Becht’s £93m seems strangely acceptable
As aliens go, Bart Becht looks pretty human, even if his £93m reward for running Reckitt Benckiser looks astronomical. But if Barclays’ Bob Diamond was denounced as the “unacceptable face of banking” for allegedly receiving £63m, what is Becht?
It was the CBI’s director-general, Richard Lambert, who warned that if companies act as though they occupy a different galaxy then chief executives will be treated like aliens. And he warned that the bad press received by bankers will spread to wider business. Yet Reckitt’s chief executive has received a record reward without the opprobrium that bank chiefs received.
Becht’s basic pay in 2009 was £1m. The £3.5m bonus on that is thus pretty highly geared. Then there is £400,000 of pension contributions before he exercised £75m of share options and received £13m or performance-based restrictive shares. That adds up to the £93m, and while the options were granted in past years, another £30m were granted last year, so whatever figure you choose, it is pretty big.
But Becht’s added-value cannot be argued with. Reckitt (LON:RB) is one of the FTSE 100’s top five performers during his decade as CEO. Turnover has doubled and profits quadrupled. The options are worth so much because the shares have risen and his bonuses are performance-related.
Mr Diamond at Barclays (LON:BARC) can offer a similar defence of his rewards, even if business secretary Lord Mandelson may have stretched the maths to reach £63m when denouncing it as unacceptable. As Lambert commented, this is the first time in history a manager can make real money rather than an entrepreneur-ownership.
But Lambert warned business that it must look in the mirror and see itself as outsiders see it.
So when Becht looks in his mirror does the charming Dutchman look like an alien? Despite Reckitt’s cleaning products, the image is not clear, unfortunately, and while donating over £100m to charity does not alter the argument over pay, it does deflect the critics.
Lambert has opened a discussion worth pursuing – and Mandelson has made a strident contribution – but Becht’s rewards only complicate the debate. He appears to be an acceptable face of manufacturing.














April 8th, 2010 at 6:33 pm
Goodness me. The difference is elementary, Sir.
Barclays share price has halved over the past couple of years.
Reckitt’s has risen.
The issue is that pay should be linked to performance.
Diamond’s pay is evidently not. (Of course he can produce an argument as to how he contributed).
But the overall return does not lie.
They are not held accountable.
And yes it does make a difference that Becht has given the money to charity.
Why would that not make a difference?
There are two issues:
(a) the absolute level of rewards.
(b) reward while leading the ship into an iceberg.
The first is the point about managers being seen as aliens.

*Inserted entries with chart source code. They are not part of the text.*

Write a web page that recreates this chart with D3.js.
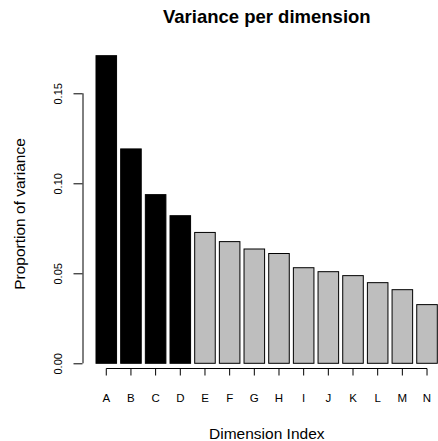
<!DOCTYPE html>
<html>
<head>
<meta charset="utf-8">
<script src="https://cdn.jsdelivr.net/npm/d3@7"></script>
<style>
  html, body { margin: 0; padding: 0; background: #fff; }
  svg { display: block; font-family: "Liberation Sans", Arial, Helvetica, sans-serif; }
</style>
</head>
<body>
<svg id="chart" width="438" height="441"></svg>
<script>
// Dimension labels and the share of variance each one explains
const dimensions = ["A", "B", "C", "D", "E", "F", "G", "H", "I", "J", "K", "L", "M", "N"];
const variance = [0.1709, 0.1191, 0.0937, 0.0820, 0.0727, 0.0676, 0.0635, 0.0610, 0.0531, 0.0509, 0.0487, 0.0448, 0.0409, 0.0326];
// The leading dimensions are highlighted
const highlighted = ["A", "B", "C", "D"];
const yTicks = [0.00, 0.05, 0.10, 0.15];

const svg = d3.select("#chart");

const x = d3.scaleBand()
  .domain(dimensions)
  .range([96, 437.3])
  .paddingInner(1 / 6)
  .paddingOuter(0);

const y = d3.scaleLinear()
  .domain([0, 0.15])
  .range([363.3, 93.3]);

// Bars
svg.append("g")
  .selectAll("rect")
  .data(dimensions)
  .join("rect")
  .attr("x", d => x(d))
  .attr("width", x.bandwidth())
  .attr("y", (d, i) => y(variance[i]))
  .attr("height", (d, i) => y(0) - y(variance[i]))
  .attr("fill", d => highlighted.includes(d) ? "#000000" : "#bebebe")
  .attr("stroke", "#000")
  .attr("stroke-width", 1);

// Left axis: values drawn along the axis, rotated
const yAxis = d3.axisLeft(y)
  .tickValues(yTicks)
  .tickFormat(d3.format(".2f"))
  .tickSizeOuter(0)
  .tickSizeInner(9)
  .tickPadding(0);

const gy = svg.append("g")
  .attr("transform", "translate(82.5,0)")
  .call(yAxis);
gy.select(".domain").attr("stroke", "#000").attr("d", `M0.5,${y(0)}V${y(0.15)}`);
gy.selectAll(".tick line").attr("stroke", "#000");
gy.selectAll(".tick text")
  .attr("x", null).attr("dy", null)
  .attr("text-anchor", "middle")
  .attr("transform", "translate(-20.8,0) rotate(-90)")
  .attr("font-size", "11px")
  .attr("fill", "#000")
  .attr("font-family", "Liberation Sans, Arial, sans-serif");

// Bottom axis with dimension names
const xAxis = d3.axisBottom(x)
  .tickSizeOuter(0)
  .tickSizeInner(7)
  .tickPadding(0);

const gx = svg.append("g")
  .attr("transform", "translate(0,368.5)")
  .call(xAxis);
gx.select(".domain").attr("stroke", "#000")
  .attr("d", `M${x("A") + x.bandwidth() / 2},0H${x("N") + x.bandwidth() / 2}`);
gx.selectAll(".tick line").attr("stroke", "#000");
gx.selectAll(".tick text")
  .attr("y", 33).attr("dy", null)
  .attr("font-size", "11.5px")
  .attr("fill", "#000")
  .attr("font-family", "Liberation Sans, Arial, sans-serif");

// Title and axis titles
svg.append("text")
  .attr("x", 266.8).attr("y", 23)
  .attr("text-anchor", "middle")
  .attr("font-size", "18.5px")
  .attr("font-weight", "bold")
  .text("Variance per dimension");

svg.append("text")
  .attr("x", 266.8).attr("y", 439)
  .attr("text-anchor", "middle")
  .attr("font-size", "15.5px")
  .text("Dimension Index");

svg.append("text")
  .attr("transform", "translate(25,214) rotate(-90)")
  .attr("text-anchor", "middle")
  .attr("font-size", "15.5px")
  .text("Proportion of variance");
</script>
</body>
</html>
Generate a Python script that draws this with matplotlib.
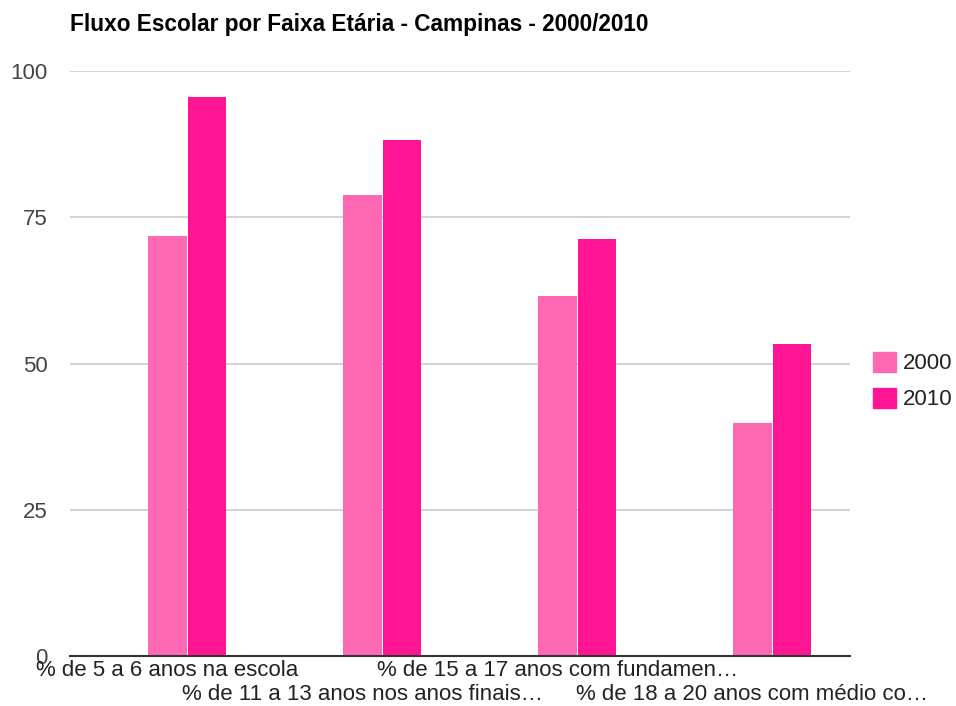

The second is far more egregious and also dangerous to the system itself.
Diamond is far worse than Becht.
April 13th, 2010 at 2:54 pm
Pay can never be truly linked to the underlying fundamentals of performance. How do we know that Reckitt Benckiser is truly healthy? It wouldn’t surprise me if it is under severe internal stress due to the pressure to constantly increase margins, an approach which cannot succeed forever. Many companies have suffered the consequences of this stress after the departure of a “brilliant” CEO.
There is always a risk that the share price will fail to reflect changes to the underlying health of the business during a director’s tenure, which may not become apparent for decades to come. Alfred P. Sloan created some of the attitudes, assumptions, and structures which eventually failed GM. What about Jack Welch? Is the flat share price since he left GE not connected with his tenure? Either he groomed incompetent successors who are responsible for the recent poor performance, and his pay should have been docked for that failure, or his successors are competent, and it is unfair on them that he received all the credit (and bonuses) for the overall growth in GE’s share price over the last thirty years, when it was simply luck that he left before the market corrected itself.
It would be better for society, and for the future of capitalism, if no executive earned more than say fifty times the average salary. CEOs do not take the same downside risks as entrepreneurs so they do not deserve the same upside rewards. And, also for the sake of the economy, anyone who has entrepreneurial skills worth more than fifty times the average salary should create their own company.
Companies from countries with relatively modest CEO pay often do better than rivals from the UK and the US. For that matter, American companies did as well if not better than the do now when CEO pay in the U.S. was relatively modest.